7. Map the call stack
This isn’t really a new feature, just an ingenious combination of Code Maps and the debugger. While debugging you can create a Code Map of the entire call stack, which will be dynamically updated as you step through your break points. Add comments to the map while you work to index into the call stack at key points. Save and share them. Makes keeping track of where you are in a complex stack if not easy, at least easier.
6. Stop the leaks with the .NET Memory Dump Analyzer
Figuring out you have a memory leak is usually painful. Finding what is causing the leak is not any fun either. And then you get to figure out where in your code the object should have been released… Oh joy.
Export a .dmp file. Put the application through its paces. Export a second .dmp file. Compare the two and drill into the methods with memory usage differences. It won’t solve all your problems but it will help you down the path.
Want to know more? Check out an in depth two part series.
5. Agile Portfolio Management: complexity simplified
As someone who is pretty much against everything that MS Project stands for, any viable alternative to managing complex cross-team dependencies that doesn’t refer to me as a resource and strangle me with a Gantt chart is a wonderful thing. The fact that Microsoft went with a simple-yet-powerful implementation involving multiple levels of flow is downright amazing. As long as you keep in mind that work items are intended to flow and you keep your themes somewhere else hierarchical work items, aka “Agile Portfolio Management,” can help shine light into the darkness.

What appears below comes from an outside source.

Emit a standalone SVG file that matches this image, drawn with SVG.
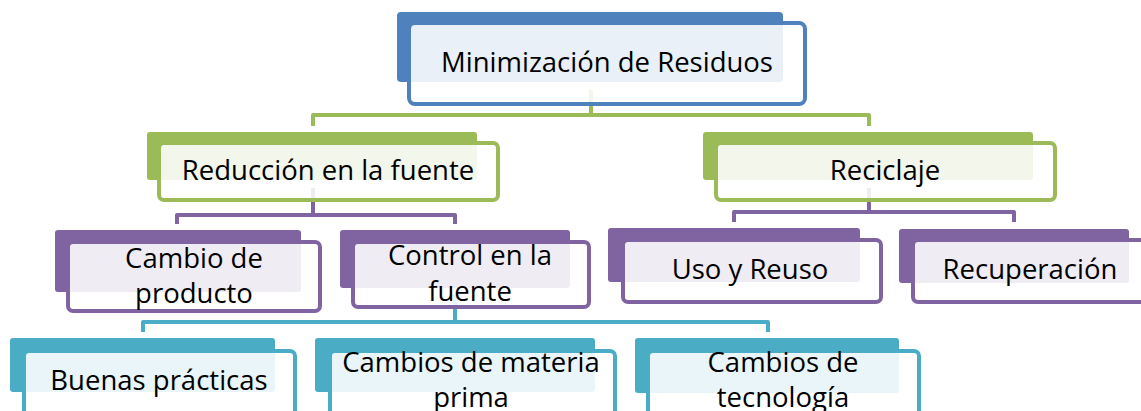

Want to know more? Check out our Agile Portfolio Management overview video.
4. Quit jumping around, use Peek Definition
When inserting code into an existing method or class, I usually end up with 15 different windows open courtesy of the “Go to Definition” function. Not only is this difficult to manage, it’s just plain annoying to bounce around from window to window. Now with Peek Definition you can open up those definitions in a nice sub-window without losing the context of the code you’re working on (and without spending 15 minutes tiling all those windows…). You can drill down as many layers as you like, navigate back and forth through the layers, edit the code and do pretty much everything you’d want to do without bouncing to a new window. Kind of makes me question how I got along without it actually…
3. It’s finally here: Visual Studio Online
They kept telling us they were eventually going to start charging for Team Foundation Service, and that time is now. If you’ve been on the service you’re going to get 90 more days of unrestricted access, after which you’ll have to navigate the rather overly complicated (it’s still MS after all) licensing scheme.
Microsoft making a move to monetize something you’ve been using for free isn’t exactly a reason to celebrate, but it does highlight one important fact. They’re committed to making this a viable, ALM platform for teams of all sizes (part of the reason for the complicated licensing scheme). Going forward I’m going to be recommending teams look at VSOnline first, and an on-premises TFS second. The cloud is the way of the future, and VSOnline is the future of Microsoft ALM.
Want to know more? Head over to www.visualstudio.com and get started.
Tie-1. Prepare to be blown away by Application Insights
It’s pretty rare that I see a product for the first time and go, “Wow, this is a game changer.” Application Insights (AI) wasn’t really any different. The first time I saw it I went, “So what? It’s Google Analytics.”
I really couldn’t have been more wrong.
AI is capable of collecting massive amounts of telemetry data for any connected application. The definition of application here being key: they’re talking about collecting data across all levels of your stack, from you Windows 8 app, to your Azure server to your on premises SQL Server to your desktop application to your… you get the idea. It’s pretty amazing, easy to use, and has an awesome UI. Toss in that it’s on the same three week delivery cadence as Visual Studio Online and well…
For me though, none of that is what makes AI truly game changing. I’ll freely admit, at heart I’m an ALM junkie and not a developer. I take things like “cross-functional teams” very, very seriously. As such, I’ve never liked System Center. It just smells like the old, siloed operations/IT department. It isn’t written for development teams, and it feels like it through and through. Not a slight against System Center, it’s just built for a different paradigm. AI though, it feels like a development team tool. It feels like the tool that will drive conversations of uptime, accessibility, performance and usage earlier into the development cycle. It feels like the tool teams need to become truly autonomous and embrace hypothesis driven development. Application Insights has the potential to change the way teams deliver value to their customers. I’m keeping my fingers crossed that they license this in an intelligent manner…
Want to know more? Check out the overview from Microsoft.
Tie-1. True Git
We talk to a lot of people that absolutely hate Team Foundation Server. When you drill down into why, it pretty much always boils down to one of two things: Microsoft Test Manager or Team Foundation Version Control. Well, we can scratch one* of those reasons off the list.
And don’t worry, they didn’t do anything crazy like create Microsoft Git. This is just Git hosted in your TFS (or Visual Studio Online). You can work with your 3rd party repo if you must (although with limited functionality)
Flexibility of Git + power of ALM through the Visual Studio stack. Enough said.
Want to know more? For a quick overview check out our Git+TFS overview video, or for the full treatment this Git to TFVC comparison from Channel 9. Brian Harry also has a great article on enterprise grade Git.
*And maybe a half of the other reason; most MTM detractors have only tried the 2010 version. If you fall into this category I’d suggest giving it another go, while it still isn’t perfect and has probably one of the most bizarre UIs of any MS product I’ve ever used (reminiscent of Windows ME…), it is fairly functional.